_WHAT TO PRODUCE:_
Can you transcribe every line exactly and leave the pictures behind?

──────── DATA SECTION

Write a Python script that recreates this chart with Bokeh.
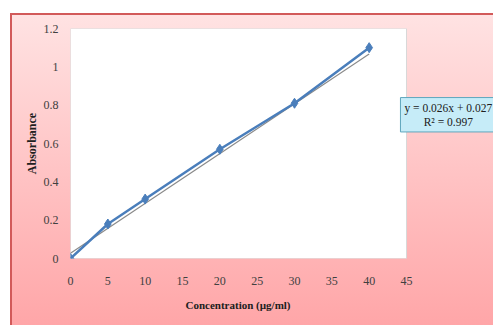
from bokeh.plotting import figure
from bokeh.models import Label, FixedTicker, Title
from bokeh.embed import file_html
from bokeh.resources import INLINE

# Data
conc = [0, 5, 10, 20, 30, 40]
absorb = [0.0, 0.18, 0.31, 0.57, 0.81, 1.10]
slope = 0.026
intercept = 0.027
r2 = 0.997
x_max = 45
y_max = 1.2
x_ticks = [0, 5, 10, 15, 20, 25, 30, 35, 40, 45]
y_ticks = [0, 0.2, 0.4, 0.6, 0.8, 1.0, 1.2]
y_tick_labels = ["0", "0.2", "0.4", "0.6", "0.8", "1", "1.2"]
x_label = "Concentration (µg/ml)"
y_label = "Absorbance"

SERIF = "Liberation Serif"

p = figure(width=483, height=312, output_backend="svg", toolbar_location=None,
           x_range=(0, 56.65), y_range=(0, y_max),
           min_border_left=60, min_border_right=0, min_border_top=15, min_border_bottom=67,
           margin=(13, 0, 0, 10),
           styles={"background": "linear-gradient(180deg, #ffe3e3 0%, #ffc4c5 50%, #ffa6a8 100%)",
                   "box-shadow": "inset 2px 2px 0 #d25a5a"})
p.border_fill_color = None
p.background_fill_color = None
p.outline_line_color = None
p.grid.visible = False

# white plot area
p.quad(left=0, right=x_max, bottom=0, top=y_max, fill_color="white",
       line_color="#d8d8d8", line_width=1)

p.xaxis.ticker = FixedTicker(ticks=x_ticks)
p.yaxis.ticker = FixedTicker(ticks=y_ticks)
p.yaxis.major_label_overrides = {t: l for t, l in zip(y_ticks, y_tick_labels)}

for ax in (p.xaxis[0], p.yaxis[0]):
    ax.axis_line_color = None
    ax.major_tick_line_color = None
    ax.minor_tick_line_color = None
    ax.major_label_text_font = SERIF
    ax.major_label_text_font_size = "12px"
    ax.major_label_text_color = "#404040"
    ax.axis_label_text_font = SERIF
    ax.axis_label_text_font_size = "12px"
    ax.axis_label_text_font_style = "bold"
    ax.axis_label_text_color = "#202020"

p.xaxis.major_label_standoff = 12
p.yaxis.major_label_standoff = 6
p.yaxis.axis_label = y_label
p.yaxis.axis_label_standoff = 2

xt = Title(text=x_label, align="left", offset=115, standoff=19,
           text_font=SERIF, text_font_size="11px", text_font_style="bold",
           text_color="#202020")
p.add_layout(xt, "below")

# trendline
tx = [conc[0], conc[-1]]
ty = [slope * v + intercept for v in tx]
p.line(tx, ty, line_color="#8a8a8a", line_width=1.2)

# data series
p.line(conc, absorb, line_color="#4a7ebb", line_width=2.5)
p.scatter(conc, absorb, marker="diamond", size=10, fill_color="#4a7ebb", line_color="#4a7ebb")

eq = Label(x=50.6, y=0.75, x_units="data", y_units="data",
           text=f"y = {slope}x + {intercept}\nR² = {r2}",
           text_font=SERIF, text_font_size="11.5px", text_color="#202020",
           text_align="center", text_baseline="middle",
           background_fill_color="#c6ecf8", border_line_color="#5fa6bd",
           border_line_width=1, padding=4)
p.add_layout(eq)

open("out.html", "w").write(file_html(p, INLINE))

────────────────

_REPLY TO THE TASK:_
Write a Python script that recreates this chart with Bokeh.
from bokeh.plotting import figure
from bokeh.models import Label, FixedTicker, Title
from bokeh.embed import file_html
from bokeh.resources import INLINE

# Data
conc = [0, 5, 10, 20, 30, 40]
absorb = [0.0, 0.18, 0.31, 0.57, 0.81, 1.10]
slope = 0.026
intercept = 0.027
r2 = 0.997
x_max = 45
y_max = 1.2
x_ticks = [0, 5, 10, 15, 20, 25, 30, 35, 40, 45]
y_ticks = [0, 0.2, 0.4, 0.6, 0.8, 1.0, 1.2]
y_tick_labels = ["0", "0.2", "0.4", "0.6", "0.8", "1", "1.2"]
x_label = "Concentration (µg/ml)"
y_label = "Absorbance"

SERIF = "Liberation Serif"

p = figure(width=483, height=312, output_backend="svg", toolbar_location=None,
           x_range=(0, 56.65), y_range=(0, y_max),
           min_border_left=60, min_border_right=0, min_border_top=15, min_border_bottom=67,
           margin=(13, 0, 0, 10),
           styles={"background": "linear-gradient(180deg, #ffe3e3 0%, #ffc4c5 50%, #ffa6a8 100%)",
                   "box-shadow": "inset 2px 2px 0 #d25a5a"})
p.border_fill_color = None
p.background_fill_color = None
p.outline_line_color = None
p.grid.visible = False

# white plot area
p.quad(left=0, right=x_max, bottom=0, top=y_max, fill_color="white",
       line_color="#d8d8d8", line_width=1)

p.xaxis.ticker = FixedTicker(ticks=x_ticks)
p.yaxis.ticker = FixedTicker(ticks=y_ticks)
p.yaxis.major_label_overrides = {t: l for t, l in zip(y_ticks, y_tick_labels)}

for ax in (p.xaxis[0], p.yaxis[0]):
    ax.axis_line_color = None
    ax.major_tick_line_color = None
    ax.minor_tick_line_color = None
    ax.major_label_text_font = SERIF
    ax.major_label_text_font_size = "12px"
    ax.major_label_text_color = "#404040"
    ax.axis_label_text_font = SERIF
    ax.axis_label_text_font_size = "12px"
    ax.axis_label_text_font_style = "bold"
    ax.axis_label_text_color = "#202020"

p.xaxis.major_label_standoff = 12
p.yaxis.major_label_standoff = 6
p.yaxis.axis_label = y_label
p.yaxis.axis_label_standoff = 2

xt = Title(text=x_label, align="left", offset=115, standoff=19,
           text_font=SERIF, text_font_size="11px", text_font_style="bold",
           text_color="#202020")
p.add_layout(xt, "below")

# trendline
tx = [conc[0], conc[-1]]
ty = [slope * v + intercept for v in tx]
p.line(tx, ty, line_color="#8a8a8a", line_width=1.2)

# data series
p.line(conc, absorb, line_color="#4a7ebb", line_width=2.5)
p.scatter(conc, absorb, marker="diamond", size=10, fill_color="#4a7ebb", line_color="#4a7ebb")

eq = Label(x=50.6, y=0.75, x_units="data", y_units="data",
           text=f"y = {slope}x + {intercept}\nR² = {r2}",
           text_font=SERIF, text_font_size="11.5px", text_color="#202020",
           text_align="center", text_baseline="middle",
           background_fill_color="#c6ecf8", border_line_color="#5fa6bd",
           border_line_width=1, padding=4)
p.add_layout(eq)

open("out.html", "w").write(file_html(p, INLINE))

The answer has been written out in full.